Quando a medicina toca esperança

Médicos experientes sabem que o sofrimento e a desesperança podem aproximar a ciência da fé. Muitos são céticos, contudo, como escreveu Albert Einstein, “A teoria produz um bom resultado, mas dificilmente nos aproxima do segredo do Criador. Estou, em todos os casos, convencido de que Ele não joga dados”.

Recentemente, fui chamado para examinar um paciente com um infrequente tumor na perna chamado sarcoma. Eu já havia operado sua mulher de uma lesão semelhante, porém menos grave.  

C, o nome que escolhi para ajudar a contar esta história, estava numa situação grave e talvez fosse necessária uma cirurgia mutilante, mesmo fazendo quimioterapia e radioterapia para reduzir o tamanho do tumor. Eu sabia que ele era professor de jiu-jitsu e que poderia perder sua perna e sua profissão. Sofremos durante a conversa.

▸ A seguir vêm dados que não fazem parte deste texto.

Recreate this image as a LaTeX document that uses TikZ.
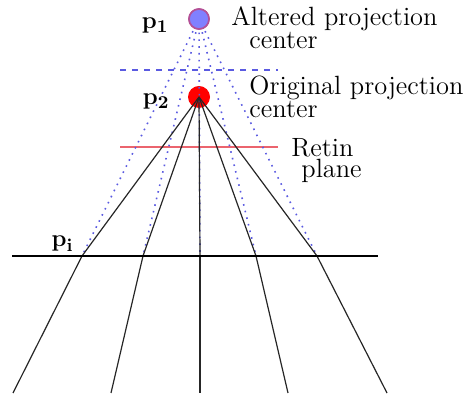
\documentclass[tikz,border=0pt]{standalone}
\usepackage{amsmath,amssymb}
\usepackage{tikz}
\usepackage{xcolor}
\usetikzlibrary{positioning}
\definecolor{altblue}{RGB}{128,128,255}
\definecolor{altrim}{RGB}{180,80,150}
\definecolor{rayblue}{RGB}{90,90,225}
\definecolor{retinred}{RGB}{235,100,110}

\begin{document}
\begin{tikzpicture}[
    x=0.5pt,y=-0.5pt,
    font=\fontsize{13.2}{10.5}\selectfont,
    center/.style={circle,minimum size=10pt,inner sep=0pt},
    ray/.style={line width=0.6pt,color=black!85},
    backray/.style={line width=0.8pt,dash pattern=on 0.8pt off 2.6pt,color=rayblue},
    label/.style={inner sep=0pt,align=left}
  ]
    \useasboundingbox (0,0) rectangle (470,399);

    % projection centers
    \node[center,draw=altrim,line width=0.8pt,fill=altblue] (pc1) at (199,19) {};
    \node[center,minimum size=11pt,fill=red] (pc2) at (199,97) {};

    % image line and ray ends
    \coordinate (il) at (12,256);
    \coordinate (ir) at (378,256);
    \coordinate (i1) at (82,256);
    \coordinate (i2) at (143,256);
    \coordinate (i3) at (200,256);
    \coordinate (i4) at (256,256);
    \coordinate (i5) at (317,256);
    \coordinate (b1) at (13,393);
    \coordinate (b2) at (111,393);
    \coordinate (b3) at (200,393);
    \coordinate (b4) at (288,393);
    \coordinate (b5) at (387,393);

    % planes
    \coordinate (dl) at (120,70);
    \coordinate (dr) at (278,70);
    \coordinate (rl) at (120,147);
    \coordinate (rr) at (278,147);
    \draw[dashed,line width=0.8pt,color=rayblue] (dl) -- (dr);
    \draw[line width=0.8pt,color=retinred] (rl) -- (rr);

    % rays from the altered center
    \draw[backray] (pc1.center) -- (i1);
    \draw[backray] (pc1.center) -- (i2);
    \draw[backray] (pc1.center) -- (i3);
    \draw[backray] (pc1.center) -- (i4);
    \draw[backray] (pc1.center) -- (i5);
    \node[center,draw=altrim,line width=0.8pt,fill=altblue] at (pc1) {};

    % rays from the original center
    \draw[ray] (pc2.center) -- (i1);
    \draw[ray] (pc2.center) -- (i2);
    \draw[ray] (pc2.center) -- (i3);
    \draw[ray] (pc2.center) -- (i4);
    \draw[ray] (pc2.center) -- (i5);
    \draw[ray] (i1) -- (b1);
    \draw[ray] (i2) -- (b2);
    \draw[ray] (i3) -- (b3);
    \draw[ray] (i4) -- (b4);
    \draw[ray] (i5) -- (b5);

    \draw[line width=1.2pt] (il) -- (ir);

    % labels (base = last line)
    \node[label,anchor=base east] (p1lab) at (169,29) {$\mathbf{p_1}$};
    \node[label,anchor=base east] (p2lab) at (170,105) {$\mathbf{p_2}$};
    \node[label,anchor=base east] (pilab) at (74,247) {$\mathbf{p_i}$};
    \node[label,anchor=base west] (alttext) at (231,49) {Altered projection\\\hspace*{9pt}center};
    \node[label,anchor=base west] (orgtext) at (249,118) {Original projection\\center};
    \node[label,anchor=base west] (rettext) at (291,178) {Retin\\\hspace*{5pt}plane};
  \end{tikzpicture}
\end{document}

Saindo do seu quarto, acompanhado de sua mulher, que chamarei de D, nossos olhos, avermelhados, sussurravam: “Tenhamos fé!”. 

Ela, então, me fez uma única reclamação do hospital: ele não permitia levar o violão para seu marido. Fiquei então sabendo que C, além de atleta, era professor de música. Naquele momento, o velho violão seria o símbolo de seu futuro.

Pedi um tempo a D e fui pedir ajuda à enfermagem. Afinal, que mal faria alguém tocar suavemente um violão, se a televisão muitas das vezes incomoda tanto? A enfermeira atenciosa imediatamente conseguiu consentimento de sua supervisão. O problema foi aparentemente resolvido, mas, ao voltarmos, fomos impedidos pela segurança de entrarmos com o instrumento. Liguei para o diretor do hospital. Era sábado à tarde e a autorização foi imediata, com meu colega, sensibilizado, me desejando boa sorte na eventual cirurgia.

Fiquei parcialmente aliviado, pois a música é mágica e analgésica. Só que eu precisava de algo mais concreto para oferecer àquela família, como “certezas científicas”, mas eu não as tinha. Imaginei ser pouco dar esperança.

Já indo embora, encontro uma senhora que viera visitar uma outra paciente e que, de forma inesperada, me abraçou carinhosamente. Ao perceber meu lapso em reconhecê-la, veio em meu socorro: “Sou a mãe de D, médica, que você operou, lembra?”. D, esposa de C, que estava ao meu lado, parecia congelada ao ouvir o que eu e a mãe da outra D, sua homônima, conversávamos.

Há muitos anos eu havia operado aquela querida médica e surfista de um de sarcoma numa localização praticamente igual à de C. Além da cirurgia, ela foi submetida a radioterapia e quimioterapia, sem necessitar de amputação, e, após uma longa recuperação, voltou a surfar.

D voltou rapidamente ao encontro de C para lhe contar a história de mais uma vitória da ciência. Naquela noite, C e D dormiram aliviados e eu convencido de que a esperança nunca é “pouco”, pois Deus não joga dados.